* DATASET CONTENT:
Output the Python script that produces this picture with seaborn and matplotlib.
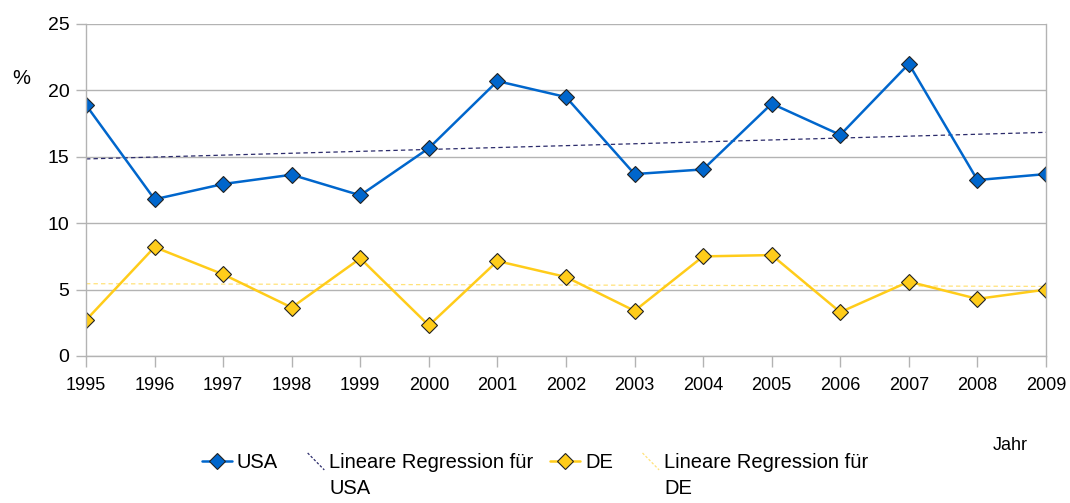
import matplotlib
matplotlib.use("Agg")
import matplotlib.pyplot as plt
import numpy as np
import pandas as pd
import seaborn as sns
from matplotlib.lines import Line2D
from matplotlib.legend_handler import HandlerBase

# ----------------------------------------------------------------------
# data
# ----------------------------------------------------------------------
years = list(range(1995, 2010))
usa = [18.9, 11.8, 12.95, 13.65, 12.1, 15.65, 20.7, 19.5, 13.7, 14.05,
       19.0, 16.65, 22.0, 13.25, 13.7]
de = [2.7, 8.2, 6.15, 3.65, 7.35, 2.3, 7.15, 5.95, 3.4, 7.5,
      7.6, 3.3, 5.6, 4.3, 5.0]
countries = ["USA", "DE"]

COL_USA = "#0066cc"
COL_DE = "#ffcc1a"
COL_REG_USA = "#2b2b6b"
COL_REG_DE = "#ffe27a"
GRID = "#b3b3b3"

df = pd.DataFrame({
    "Jahr": years * 2,
    "Wert": usa + de,
    "Land": ["USA"] * len(years) + ["DE"] * len(years),
})

sns.set_style("white")
plt.rcParams["font.family"] = ["Liberation Sans", "DejaVu Sans"]
plt.rcParams["text.color"] = "black"
plt.rcParams["xtick.color"] = "black"
plt.rcParams["ytick.color"] = "black"

fig = plt.figure(figsize=(10.7, 5.03), dpi=100)
ax = fig.add_axes([86 / 1070, 1 - 356 / 503, 960 / 1070, 332 / 503])

# regression lines first so the series sit on top
for land, col in [("USA", COL_REG_USA), ("DE", COL_REG_DE)]:
    sns.regplot(data=df[df["Land"] == land], x="Jahr", y="Wert", ci=None,
                scatter=False, ax=ax,
                line_kws=dict(color=col, lw=0.9, ls=(0, (3.5, 2.5))))

sns.lineplot(data=df, x="Jahr", y="Wert", hue="Land", hue_order=countries,
             palette={"USA": COL_USA, "DE": COL_DE}, marker="D", markersize=8,
             markeredgecolor="#222222", markeredgewidth=0.8, linewidth=1.8,
             legend=False, ax=ax)

ax.set_xlim(1995, 2009)
ax.set_ylim(0, 25)
ax.set_xticks(years)
ax.set_yticks(range(0, 26, 5))
ax.set_xlabel("")
ax.set_ylabel("")
ax.yaxis.grid(True, color=GRID, lw=1)
ax.xaxis.grid(False)
ax.set_axisbelow(True)
for s in ax.spines.values():
    s.set_color(GRID)
    s.set_linewidth(1)
ax.spines["top"].set_visible(False)
ax.tick_params(axis="x", bottom=True, length=7.8, color=GRID, width=1, pad=7.5,
               labelsize=13, labelcolor="black")
ax.tick_params(axis="y", left=True, length=7.5, color=GRID, width=1, pad=4.5,
               labelsize=14, labelcolor="black")

fig.text(12 / 1070, 1 - 78 / 503, "%", fontsize=14.5, va="center", ha="left")
fig.text(993 / 1070, 1 - 445 / 503, "Jahr", fontsize=13, va="center", ha="left")


# legend: regression entries get a short diagonal dashed handle
class HandlerDiag(HandlerBase):
    def create_artists(self, legend, orig_handle, xdescent, ydescent,
                       width, height, fontsize, trans):
        x0 = -xdescent + width * 0.45
        x1 = -xdescent + width
        ln = Line2D([x0, x1], [height * 1.1 - ydescent, -ydescent - height * 0.1],
                    color=orig_handle.get_color(), lw=0.9, ls=(0, (2, 1.5)))
        ln.set_transform(trans)
        return [ln]


h_usa = Line2D([], [], color=COL_USA, lw=1.8, marker="D", markersize=8,
               markeredgecolor="#222222", markeredgewidth=0.8)
h_reg_usa = Line2D([], [], color=COL_REG_USA)
h_de = Line2D([], [], color=COL_DE, lw=1.8, marker="D", markersize=8,
              markeredgecolor="#222222", markeredgewidth=0.8)
h_reg_de = Line2D([], [], color=COL_REG_DE)

leg = fig.legend([h_usa, h_reg_usa, h_de, h_reg_de],
                 ["USA", "Lineare Regression für", "DE", "Lineare Regression für"],
                 handler_map={h_reg_usa: HandlerDiag(), h_reg_de: HandlerDiag()},
                 loc="center", bbox_to_anchor=(0.5, 1 - 463 / 503), ncol=4,
                 frameon=False, fontsize=14.5, handlelength=1.5, handletextpad=0.25,
                 columnspacing=0.8, borderpad=0, borderaxespad=0)

# second line of the wrapped regression labels
fig.canvas.draw()
renderer = fig.canvas.get_renderer()
inv = fig.transFigure.inverted()
for t, extra in zip([leg.get_texts()[1], leg.get_texts()[3]], countries):
    bb = t.get_window_extent(renderer)
    x0, y0 = inv.transform((bb.x0, bb.y0))
    fig.text(x0, y0 - 6 / 503, extra, fontsize=14.5, ha="left", va="top")

fig.savefig("out.png", dpi=100)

* PROBLEM DESCRIPTION: Everything from the first line to the line with "legend=False, ax=ax)" must be repeated exactly, and nothing else. Leave the pictures out.

* TASK SOLUTION:
Output the Python script that produces this picture with seaborn and matplotlib.
import matplotlib
matplotlib.use("Agg")
import matplotlib.pyplot as plt
import numpy as np
import pandas as pd
import seaborn as sns
from matplotlib.lines import Line2D
from matplotlib.legend_handler import HandlerBase

# ----------------------------------------------------------------------
# data
# ----------------------------------------------------------------------
years = list(range(1995, 2010))
usa = [18.9, 11.8, 12.95, 13.65, 12.1, 15.65, 20.7, 19.5, 13.7, 14.05,
       19.0, 16.65, 22.0, 13.25, 13.7]
de = [2.7, 8.2, 6.15, 3.65, 7.35, 2.3, 7.15, 5.95, 3.4, 7.5,
      7.6, 3.3, 5.6, 4.3, 5.0]
countries = ["USA", "DE"]

COL_USA = "#0066cc"
COL_DE = "#ffcc1a"
COL_REG_USA = "#2b2b6b"
COL_REG_DE = "#ffe27a"
GRID = "#b3b3b3"

df = pd.DataFrame({
    "Jahr": years * 2,
    "Wert": usa + de,
    "Land": ["USA"] * len(years) + ["DE"] * len(years),
})

sns.set_style("white")
plt.rcParams["font.family"] = ["Liberation Sans", "DejaVu Sans"]
plt.rcParams["text.color"] = "black"
plt.rcParams["xtick.color"] = "black"
plt.rcParams["ytick.color"] = "black"

fig = plt.figure(figsize=(10.7, 5.03), dpi=100)
ax = fig.add_axes([86 / 1070, 1 - 356 / 503, 960 / 1070, 332 / 503])

# regression lines first so the series sit on top
for land, col in [("USA", COL_REG_USA), ("DE", COL_REG_DE)]:
    sns.regplot(data=df[df["Land"] == land], x="Jahr", y="Wert", ci=None,
                scatter=False, ax=ax,
                line_kws=dict(color=col, lw=0.9, ls=(0, (3.5, 2.5))))

sns.lineplot(data=df, x="Jahr", y="Wert", hue="Land", hue_order=countries,
             palette={"USA": COL_USA, "DE": COL_DE}, marker="D", markersize=8,
             markeredgecolor="#222222", markeredgewidth=0.8, linewidth=1.8,
             legend=False, ax=ax)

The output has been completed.